The activity of Reason, represented by the Demiurge organising geometric shapes within the Receptacle, and the space in which this process happens, has been of major importance for our understanding of space. It had, for example, a profound effect on Jacques Derrida, which is examined by Zina Giannopoulou’s contribution. The related topic of the Timaeus ’ influence upon architecture is treated by Anthony Vidler (“The Atlantis Effect: The Lost Origins of Architecture”). His contribution takes up the theme of the utopian perception of Atlantis in the discourse of architectural theory, illustrated by the Renaissance architect Filarete’s imaginary city of Sforzinda, as described in his Libro architettonico. In Filarete’s Libro Atlantis provides the model of the ideal city, while the Demiurge becomes the model to which the architect should aspire. Also mentioned are the more sinister uses to which the Atlantis motif has been put, such as Nazi identification of Atlantis with Germany and occupied France. The situation regarding more contemporary architecture is discussed by Ann Bergren in “Plato’s Timaeus and the Aesthetics of ‘Animate Form’”. Bergren is both a classicist and an architect and examines two conceptions of beauty in the Timaeus : the Platonic one of “animate form” and the pre-cosmic Receptacle, which, Bergren argues, points to “Homeric beauty” (p. 344). Bergren explores the works of architects influenced by such conceptions of beauty, such as Greg Lynn, a pioneer in the use of calculus-based software as an aid to architectural design. Bergren examines Lynn’s Embryological House, as well as Imaginary Forces, an office renovation, including a series of diagrams illustrating how this process works. Bergren also examines the work of Elena Manferdini, who uses a similar process to design both clothing and buildings, and shows how in the case of fabric, the constant movement of these geometric shapes on the body mimics the continuous activity in the Receptacle.

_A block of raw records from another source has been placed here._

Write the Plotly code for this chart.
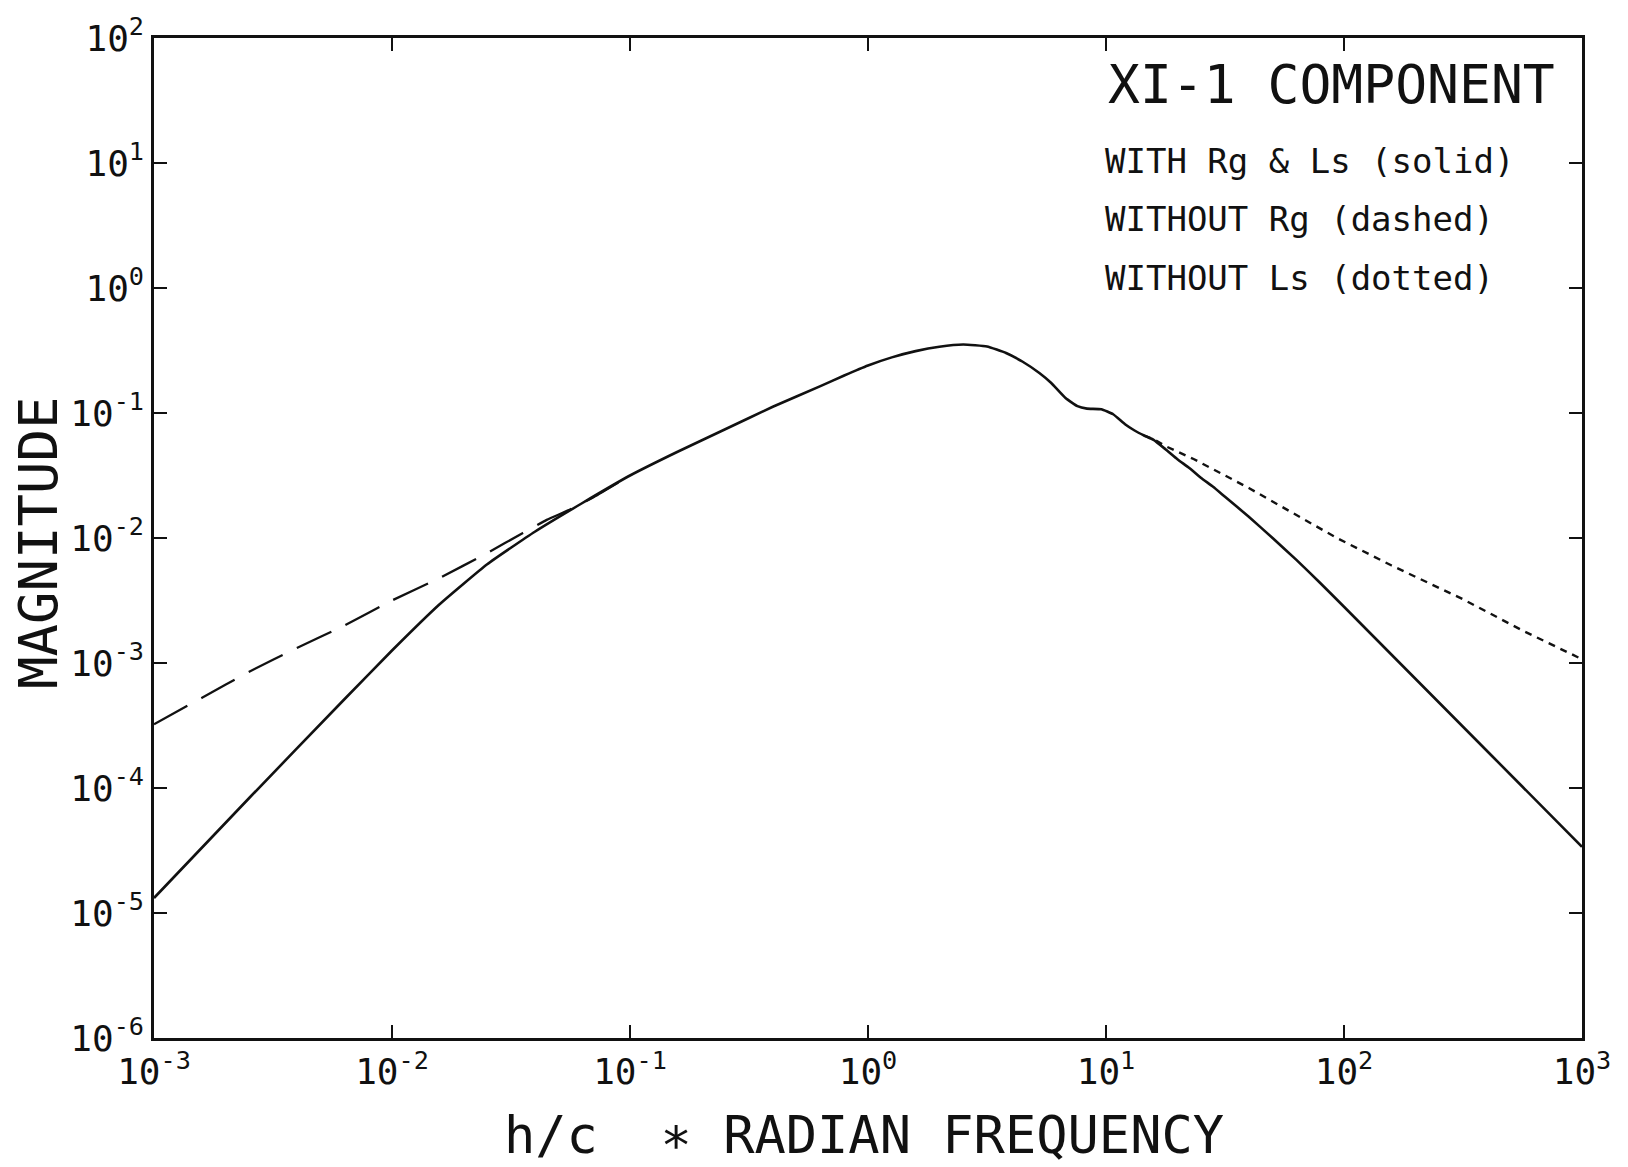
import numpy as np
import plotly.graph_objects as go

# Response curves, stored as log10(h/c * radian frequency) and log10(magnitude)
solid_logw = [-3.0, -2.6, -2.2, -2.0, -1.8, -1.6, -1.4, -1.2, -1.0, -0.8, -0.6,
              -0.4, -0.2, -0.1, 0.0, 0.1, 0.2, 0.3, 0.4, 0.5, 0.58, 0.65,
              0.72, 0.77, 0.83, 0.88, 0.92, 0.98, 1.03, 1.08, 1.12, 1.16, 1.20,
              1.25, 1.30, 1.35, 1.40, 1.45, 1.50, 1.60, 1.70, 1.80, 1.90,
              2.00, 2.25, 2.50, 2.75, 3.00]
solid_logm = [-4.88, -4.08, -3.29, -2.90, -2.53, -2.21, -1.95, -1.72, -1.50, -1.31, -1.13,
              -0.95, -0.785, -0.70, -0.62, -0.555, -0.505, -0.47, -0.452, -0.468, -0.52, -0.59,
              -0.68, -0.76, -0.88, -0.945, -0.965, -0.97, -1.01, -1.09, -1.14, -1.18, -1.215,
              -1.29, -1.37, -1.44, -1.52, -1.59, -1.67, -1.83, -2.00, -2.175, -2.36,
              -2.55, -3.03, -3.51, -3.99, -4.47]

dashed_logw = [-3.0, -2.8, -2.6, -2.4, -2.2, -2.0, -1.8, -1.6, -1.45, -1.35, -1.25, -1.15, -1.0]
dashed_logm = [-3.49, -3.28, -3.07, -2.88, -2.70, -2.50, -2.32, -2.12, -1.96, -1.855, -1.77, -1.67, -1.50]

dotted_logw = [1.16, 1.20, 1.25, 1.37, 1.6, 1.97, 2.2, 2.5, 2.75, 3.0]
dotted_logm = [-1.18, -1.21, -1.265, -1.37, -1.60, -2.00, -2.22, -2.49, -2.74, -2.97]

x_tickvals = [1e-3, 1e-2, 1e-1, 1e0, 1e1, 1e2, 1e3]
x_ticktext = ["10<sup>-3</sup>", "10<sup>-2</sup>", "10<sup>-1</sup>", "10<sup>0</sup>",
              "10<sup>1</sup>", "10<sup>2</sup>", "10<sup>3</sup>"]
y_tickvals = [1e-6, 1e-5, 1e-4, 1e-3, 1e-2, 1e-1, 1e0, 1e1, 1e2]
y_ticktext = ["10<sup>-6</sup>", "10<sup>-5</sup>", "10<sup>-4</sup>", "10<sup>-3</sup>",
              "10<sup>-2</sup>", "10<sup>-1</sup>", "10<sup>0</sup>", "10<sup>1</sup>",
              "10<sup>2</sup>"]

title_text = "XI-1 COMPONENT"
legend_lines = ["WITH Rg &amp; Ls (solid)", "WITHOUT Rg (dashed)", "WITHOUT Ls (dotted)"]
x_title = "h/c  \u2217 RADIAN FREQUENCY"
y_title = "MAGNITUDE"

FONT = "DejaVu Sans Mono, Liberation Mono, monospace"
INK = "#111111"


def pw(vals):
    return np.power(10.0, np.asarray(vals, dtype=float))


fig = go.Figure()
fig.add_trace(go.Scatter(x=pw(dashed_logw), y=pw(dashed_logm), mode="lines",
                         line=dict(color=INK, width=2.3, dash="38px,16px",
                                   shape="spline", smoothing=0.4),
                         showlegend=False))
fig.add_trace(go.Scatter(x=pw(dotted_logw), y=pw(dotted_logm), mode="lines",
                         line=dict(color=INK, width=2.4, dash="7px,6px"),
                         showlegend=False))
fig.add_trace(go.Scatter(x=pw(solid_logw), y=pw(solid_logm), mode="lines",
                         line=dict(color=INK, width=2.6, shape="spline", smoothing=0.4),
                         showlegend=False))

axis_common = dict(
    type="log", showline=True, linecolor=INK, linewidth=2.6, mirror="ticks",
    ticks="inside", ticklen=13, tickwidth=2, tickcolor=INK,
    showgrid=False, zeroline=False,
    tickfont=dict(family=FONT, size=36, color=INK),
)

fig.update_xaxes(range=[-3, 3], tickvals=x_tickvals, ticktext=x_ticktext, **axis_common)
fig.update_yaxes(range=[-6, 2], tickvals=y_tickvals, ticktext=y_ticktext, **axis_common)

annotations = [
    dict(text=title_text, x=0.6667, y=0.9537, xref="paper", yref="paper",
         xanchor="left", yanchor="middle", showarrow=False,
         font=dict(family=FONT, size=53, color=INK)),
]
for txt, ycen in zip(legend_lines, [157.5, 216.0, 274.5]):
    annotations.append(dict(text=txt, x=(1103 - 154) / 1428, y=1 - (ycen - 34) / 1004,
                            xref="paper", yref="paper", xanchor="left", yanchor="middle",
                            showarrow=False, font=dict(family=FONT, size=34, color=INK)))
annotations.append(dict(text=x_title, x=0.497, y=1 - (1135 - 34) / 1004,
                        xref="paper", yref="paper", xanchor="center", yanchor="middle",
                        showarrow=False, font=dict(family=FONT, size=52, color=INK)))
annotations.append(dict(text=y_title, x=(39 - 154) / 1428, y=1 - (540 - 34) / 1004,
                        xref="paper", yref="paper", xanchor="center", yanchor="middle",
                        textangle=-90, showarrow=False,
                        font=dict(family=FONT, size=54, color=INK)))

fig.update_layout(
    width=1628, height=1167,
    margin=dict(l=154, r=46, t=34, b=129),
    paper_bgcolor="white", plot_bgcolor="white",
    annotations=annotations,
)

fig.write_html("out.html")
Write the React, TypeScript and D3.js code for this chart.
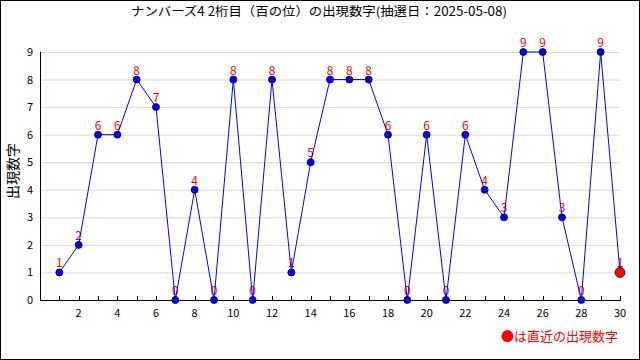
import { useEffect, useRef } from 'react';
import * as d3 from 'd3';

const draws = d3.range(1, 31);
const digits = [1, 2, 6, 6, 8, 7, 0, 4, 0, 8, 0, 8, 1, 5, 8, 8, 8, 6, 0, 6, 0, 6, 4, 3, 9, 9, 3, 0, 9, 1];
const yTicks = d3.range(0, 10);
const xLabels = d3.range(2, 31, 2);

const W = 640;
const H = 360;
const FONT = '"Noto Sans CJK JP", "DejaVu Sans", sans-serif';

export default function App() {
  const svgRef = useRef<SVGSVGElement>(null);

  useEffect(() => {
    const svg = d3.select(svgRef.current);
    svg.selectAll('*').remove();

    const x = d3.scaleLinear().domain([0, 30]).range([40, 620]);
    const y = d3.scaleLinear().domain([0, 9]).range([300, 52]);

    // frame
    svg.append('rect')
      .attr('x', 0.5).attr('y', 0.5)
      .attr('width', W - 1).attr('height', H - 1)
      .attr('fill', '#fff').attr('stroke', '#000');

    svg.append('text')
      .attr('x', 319).attr('y', 16)
      .attr('text-anchor', 'middle')
      .attr('textLength', 376)
      .attr('lengthAdjust', 'spacingAndGlyphs')
      .style('font', `12.5px ${FONT}`)
      .text('ナンバーズ4 2桁目（百の位）の出現数字(抽選日：2025-05-08)');

    // grid
    svg.selectAll('.grid')
      .data(yTicks.filter((d) => d > 0))
      .join('line')
      .attr('x1', x(0)).attr('x2', x(30))
      .attr('y1', (d) => y(d) + 0.5).attr('y2', (d) => y(d) + 0.5)
      .attr('stroke', '#d8d8d8');

    // y labels
    svg.selectAll('.ylab')
      .data(yTicks)
      .join('text')
      .attr('x', 33).attr('y', (d) => y(d) + 4)
      .attr('text-anchor', 'end')
      .style('font', `11px ${FONT}`)
      .text((d) => d);

    // axes
    svg.append('line')
      .attr('x1', x(0) + 0.5).attr('x2', x(0) + 0.5)
      .attr('y1', y(9)).attr('y2', y(0))
      .attr('stroke', '#000');
    svg.append('line')
      .attr('x1', x(0)).attr('x2', x(30) + 1)
      .attr('y1', y(0) + 0.5).attr('y2', y(0) + 0.5)
      .attr('stroke', '#000');
    svg.selectAll('.xtick')
      .data(draws)
      .join('line')
      .attr('x1', (d) => Math.round(x(d)) + 0.5).attr('x2', (d) => Math.round(x(d)) + 0.5)
      .attr('y1', y(0) - 4).attr('y2', y(0))
      .attr('stroke', '#000');
    svg.selectAll('.xlab')
      .data(xLabels)
      .join('text')
      .attr('x', (d) => x(d)).attr('y', 317)
      .attr('text-anchor', 'middle')
      .style('font', `11px ${FONT}`)
      .text((d) => d);

    svg.append('text')
      .attr('transform', `translate(18,${171}) rotate(-90)`)
      .attr('text-anchor', 'middle')
      .style('font', `14px ${FONT}`)
      .text('出現数字');

    // value labels (under the line)
    svg.selectAll('.vlab')
      .data(digits)
      .join('text')
      .attr('x', (d, i) => x(draws[i]))
      .attr('y', (d) => y(d) - 5)
      .attr('text-anchor', 'middle')
      .attr('fill', '#ff0000')
      .style('font', `12px ${FONT}`)
      .text((d) => d);

    const lineGen = d3.line<number>()
      .x((d, i) => x(draws[i]))
      .y((d) => y(d));
    svg.append('path')
      .attr('d', lineGen(digits))
      .attr('fill', 'none')
      .attr('stroke', '#0000ff')
      .attr('stroke-width', 1);

    svg.selectAll('.dot')
      .data(digits)
      .join('circle')
      .attr('cx', (d, i) => x(draws[i]))
      .attr('cy', (d) => y(d))
      .attr('r', (d, i) => (i === digits.length - 1 ? 5 : 3.5))
      .attr('fill', (d, i) => (i === digits.length - 1 ? '#ff0000' : '#0000ff'))
      .attr('stroke', '#000033')
      .attr('stroke-width', 0.8);

    // legend
    svg.append('text')
      .attr('x', 618).attr('y', 341)
      .attr('text-anchor', 'end')
      .attr('fill', '#ff0000')
      .style('font', `13px ${FONT}`)
      .text('●は直近の出現数字');
  }, []);

  return (
    <svg
      ref={svgRef}
      width={W}
      height={H}
      style={{ position: 'absolute', left: 0, top: 0 }}
    />
  );
}
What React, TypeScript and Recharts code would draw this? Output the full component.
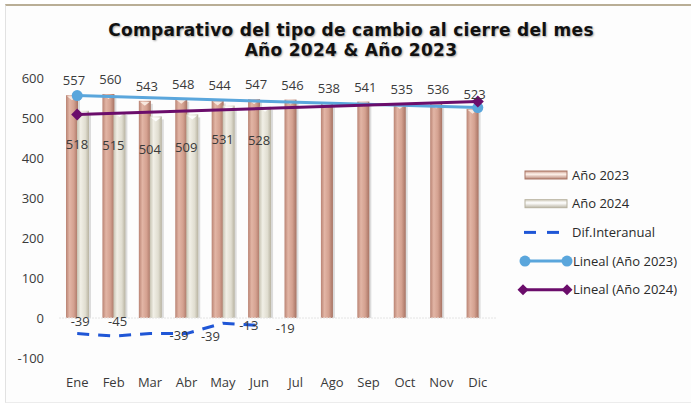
import React from 'react';
import { ComposedChart, Bar, Line, XAxis, YAxis, LabelList, ReferenceLine } from 'recharts';

const months = ['Ene', 'Feb', 'Mar', 'Abr', 'May', 'Jun', 'Jul', 'Ago', 'Sep', 'Oct', 'Nov', 'Dic'];
const year2023 = [557, 560, 543, 548, 544, 547, 546, 538, 541, 535, 536, 523];
const year2024 = [518, 515, 504, 509, 531, 528, null, null, null, null, null, null];
const difInteranual = [-39, -45, -39, -39, -13, -19, null, null, null, null, null, null];
const trend2023 = [556, null, null, null, null, null, null, null, null, null, null, 526];
const trend2024 = [509, null, null, null, null, null, null, null, null, null, null, 541];
const yTicks = [-100, 0, 100, 200, 300, 400, 500, 600];

const data = months.map((m, i) => ({
  month: m,
  a2023: year2023[i],
  a2024: year2024[i],
  dif: difInteranual[i],
  t2023: trend2023[i],
  t2024: trend2024[i],
}));

// label placement offsets relative to each point (style only)
const difLabelOffsets = [[3, -13], [4, -15], [29, 1], [24, 2], [26, 2], [26, 2]];

const FONT = '"Open Sans", "Noto Sans", sans-serif';
const TXT = '#3a3a3a';

const makeBar = (grad: string, top: string) => (props: any) => {
  const { x, y, width, height } = props;
  if (height == null || !(height > 0) || y == null) return <g />;
  return (
    <g>
      <rect x={x + 2} y={y + 3} width={width} height={height - 3} fill="rgba(0,0,0,0.13)" />
      <rect x={x} y={y} width={width} height={height} fill={`url(#${grad})`} />
      <polygon
        points={`${x + 1},${y + 1} ${x + width - 1},${y + 1} ${x + width / 2},${y + 5}`}
        fill={top}
        opacity={0.9}
      />
    </g>
  );
};

const Bar2023 = makeBar('g2023', '#fbeee6');
const Bar2024 = makeBar('g2024', '#ffffff');

const circleDot = (props: any) => {
  const { cx, cy, value, index } = props;
  if (value == null || cy == null) return <g key={`c${index}`} />;
  return <circle key={`c${index}`} cx={cx} cy={cy} r={5.5} fill="#5aa6dc" />;
};

const diamondDot = (props: any) => {
  const { cx, cy, value, index } = props;
  if (value == null || cy == null) return <g key={`d${index}`} />;
  const s = 6;
  return (
    <polygon
      key={`d${index}`}
      points={`${cx},${cy - s} ${cx + s},${cy} ${cx},${cy + s} ${cx - s},${cy}`}
      fill="#6b0d6b"
    />
  );
};

const label2023 = (props: any) => {
  const { x, y, width, value } = props;
  if (value == null) return null;
  return (
    <text x={x + width / 2 + 2} y={y - 10} textAnchor="middle" fontSize={13} fontFamily={FONT} fill={TXT}>
      {value}
    </text>
  );
};

const label2024 = (props: any) => {
  const { x, y, width, value } = props;
  if (value == null) return null;
  return (
    <text x={x + width / 2 - 6} y={y + 38} textAnchor="middle" fontSize={13} fontFamily={FONT} fill={TXT}>
      {value}
    </text>
  );
};

const labelDif = (props: any) => {
  const { x, y, value, index } = props;
  if (value == null) return null;
  const off = difLabelOffsets[index] || [0, 0];
  return (
    <text x={x + off[0]} y={y + off[1] + 5} textAnchor="middle" fontSize={13} fontFamily={FONT} fill={TXT}>
      {value}
    </text>
  );
};

const legendItems = [
  { key: 'a2023', label: 'Año 2023', kind: 'bar', grad: 'lg2023', edge: '#a97767' },
  { key: 'a2024', label: 'Año 2024', kind: 'bar', grad: 'lg2024', edge: '#b7b2a0' },
  { key: 'dif', label: 'Dif.Interanual', kind: 'dash', color: '#1f56d6' },
  { key: 't2023', label: 'Lineal (Año 2023)', kind: 'circle', color: '#5aa6dc' },
  { key: 't2024', label: 'Lineal (Año 2024)', kind: 'diamond', color: '#6b0d6b' },
];

const LegendBox = () => (
  <svg width={172} height={150} style={{ display: 'block' }}>
    <defs>
      <linearGradient id="lg2023" x1="0" y1="0" x2="0" y2="1">
        <stop offset="0" stopColor="#c99a8a" />
        <stop offset="0.4" stopColor="#fff3ec" />
        <stop offset="1" stopColor="#b88676" />
      </linearGradient>
      <linearGradient id="lg2024" x1="0" y1="0" x2="0" y2="1">
        <stop offset="0" stopColor="#d6d2c3" />
        <stop offset="0.4" stopColor="#ffffff" />
        <stop offset="1" stopColor="#bcb7a6" />
      </linearGradient>
    </defs>
    {legendItems.map((it, i) => {
      const cy = 12 + i * 28.7;
      let sym: any = null;
      if (it.kind === 'bar') {
        sym = <rect x={8} y={cy - 4} width={42} height={8} fill={`url(#${it.grad})`} stroke={it.edge} strokeWidth={1} />;
      } else if (it.kind === 'dash') {
        sym = (
          <g stroke={it.color} strokeWidth={3}>
            <line x1={7} y1={cy} x2={19} y2={cy} />
            <line x1={30} y1={cy} x2={42} y2={cy} />
          </g>
        );
      } else if (it.kind === 'circle') {
        sym = (
          <g>
            <line x1={6} y1={cy} x2={50} y2={cy} stroke={it.color} strokeWidth={3} />
            <circle cx={8} cy={cy} r={5.5} fill={it.color} />
            <circle cx={50} cy={cy} r={5.5} fill={it.color} />
          </g>
        );
      } else {
        sym = (
          <g>
            <line x1={6} y1={cy} x2={50} y2={cy} stroke={it.color} strokeWidth={3} />
            <polygon points={`${6},${cy - 5.5} ${11.5},${cy} ${6},${cy + 5.5} ${0.5},${cy}`} fill={it.color} />
            <polygon points={`${50},${cy - 5.5} ${55.5},${cy} ${50},${cy + 5.5} ${44.5},${cy}`} fill={it.color} />
          </g>
        );
      }
      const tx = it.kind === 'dash' ? 55 : it.kind === 'bar' ? 55 : 56;
      return (
        <g key={it.key}>
          {sym}
          <text x={tx} y={cy + 4.5} fontSize={13} fontFamily={FONT} fill="#2a2a2a">
            {it.label}
          </text>
        </g>
      );
    })}
  </svg>
);

export default function App() {
  return (
    <div style={{ position: 'absolute', left: 0, top: 0, width: 691, height: 403, background: '#ffffff', overflow: 'hidden' }}>
      <div
        style={{
          position: 'absolute',
          left: 5,
          top: 4,
          width: 686,
          height: 396,
          borderTop: '2px solid #b9ae96',
          borderLeft: '1px solid #e2e2e2',
          borderBottom: '1px solid #ececec',
          background: '#fdfdfd',
        }}
      />
      <div
        style={{
          position: 'absolute',
          left: 0,
          top: 20,
          width: 702,
          textAlign: 'center',
          fontFamily: '"DejaVu Sans", sans-serif',
          fontWeight: 'bold',
          fontSize: 17,
          lineHeight: '20px',
          color: '#111',
          textShadow: '1px 1px 2px rgba(0,0,0,0.35)',
          letterSpacing: 0.3,
        }}
      >
        <div>Comparativo del tipo de cambio al cierre del mes</div>
        <div>Año 2024 &amp; Año 2023</div>
      </div>
      <div style={{ position: 'absolute', left: 0, top: 0 }}>
        <ComposedChart
          width={691}
          height={403}
          data={data}
          margin={{ top: 78, right: 195, bottom: 15, left: 14 }}
          barSize={12}
          barGap={-1}
        >
          <defs>
            <linearGradient id="g2023" x1="0" y1="0" x2="1" y2="0">
              <stop offset="0" stopColor="#b98373" />
              <stop offset="0.3" stopColor="#e2b5a5" />
              <stop offset="0.65" stopColor="#d4a190" />
              <stop offset="1" stopColor="#a77363" />
            </linearGradient>
            <linearGradient id="g2024" x1="0" y1="0" x2="1" y2="0">
              <stop offset="0" stopColor="#c6c2b1" />
              <stop offset="0.3" stopColor="#f1efe6" />
              <stop offset="0.7" stopColor="#e0ddd0" />
              <stop offset="1" stopColor="#b8b3a1" />
            </linearGradient>
          </defs>
          <XAxis
            dataKey="month"
            axisLine={false}
            tickLine={false}
            tickMargin={14}
            height={30}
            tick={{ fontSize: 13, fontFamily: FONT, fill: TXT }}
            interval={0}
          />
          <YAxis
            type="number"
            domain={[-100, 600]}
            ticks={yTicks}
            axisLine={false}
            tickLine={false}
            width={45}
            tickMargin={9}
            tick={{ fontSize: 13, fontFamily: FONT, fill: TXT }}
          />
          <ReferenceLine y={0} stroke="#e4e4e4" strokeWidth={1} strokeDasharray="2 1" />
          <Bar dataKey="a2023" name="Año 2023" shape={Bar2023} isAnimationActive={false}>
            <LabelList dataKey="a2023" content={label2023} />
          </Bar>
          <Bar dataKey="a2024" name="Año 2024" shape={Bar2024} isAnimationActive={false}>
            <LabelList dataKey="a2024" content={label2024} />
          </Bar>
          <Line
            dataKey="dif"
            name="Dif.Interanual"
            stroke="#1f56d6"
            strokeWidth={3}
            strokeDasharray="12 9"
            dot={false}
            isAnimationActive={false}
          >
            <LabelList dataKey="dif" content={labelDif} />
          </Line>
          <Line
            dataKey="t2023"
            name="Lineal (Año 2023)"
            stroke="#5aa6dc"
            strokeWidth={3}
            connectNulls
            dot={circleDot}
            activeDot={false}
            isAnimationActive={false}
          />
          <Line
            dataKey="t2024"
            name="Lineal (Año 2024)"
            stroke="#6b0d6b"
            strokeWidth={3}
            connectNulls
            dot={diamondDot}
            activeDot={false}
            isAnimationActive={false}
          />
        </ComposedChart>
      </div>
      <div style={{ position: 'absolute', left: 517, top: 163 }}>
        <LegendBox />
      </div>
    </div>
  );
}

One tends to think of the Greek contribution to design as comprising the architectural orders, but Bergren reveals it to be far more extensive.

Atlantis has been frequently portrayed in film and the development of the genre is traced by Jon Solomon in “Timaeus in Tinseltown: Atlantis in Film”. He finds an antecedent in Francis Bacon’s New Atlantis (1627), which ascribed utopian institutions to Atlantis and attempted to locate it on the map, both features replicated in numerous film treatments of Atlantis. Jules Verne’s 1869 novel 20,000 Leagues Under The Sea helped to carve out a place for Atlantis within the science fiction genre. Given this background, it is no surprise that Atlantis was often portrayed in film as either a technologically-advanced dystopia or endowed with utopian elements. Solomon’s examination of the sword-and-sandal genre is enlivened by film stills.

Framing the volume are contributions from two physicists. While Leggett in “Resonances in Modern Physics and Cosmology” points out that the views Plato expresses in the Timaeus differ from those of modern science, he notes that some of the questions he posits are still being addressed by modern cosmology, such as whether the universe exists in time or why the universe actually exists; a problem which Plato solved through positing the Demiurge. While this is not the sort of theory that modern cosmology would advance, it is an area which it has difficulties explaining. Sean Carroll similarly points out that despite all the advances which science has made since Plato, two important questions have not been satisfactorily resolved: the issue of whether the universe had a beginning and whether it was generated by an external agent or is self-sufficient (p. 373). Carroll examines the Big Bang model by way of answering the first of these questions before looking at the future of our expanding universe and outlining the model of the baby universe, ‘a tiny patch of space with a very high energy density, and just the right conditions to pinch off from its parent spacetime and go its own way’ (p. 379), a theory which though hypothetical, would avoid the positing of a true beginning for the universe. The article is clearly written and understandable, even for a non-physicist, and serves to update Plato’s discourse by offering potential modern solutions to ancient questions.

Also treated are other important aspects of the Timaeus, such as its relationship to Plato’s political philosophy, the manner in which it responded to pre-Socratic philosophy and the way in which it, in turn, set the agenda for the Neoplatonists, as well as issues concerning the dialogue’s use of narrative. This volume underlines the seminal importance which the Timaeus has had in modern western society, placing it in its original context in the Greek intellectual tradition, as well as outlining its reception in later periods, enhanced by the additional material supplied on the companion website. Although it contains specialised articles of greatest immediate relevance to philosophers, it will be of use for those who are contemplating a broad curriculum or classical tradition courses. It also provides an articulate set of arguments in favour of the perennial influence of the Classics. It might be useful to keep a copy on hand for those who query the relevance of a classical education…or simply direct them to the website.

Notes

1. As suggested by Harold Cherniss, Aristotle’s Criticism of Plato and of the Academy, I (Baltimore: Johns Hopkins Press, 1944), p. 454.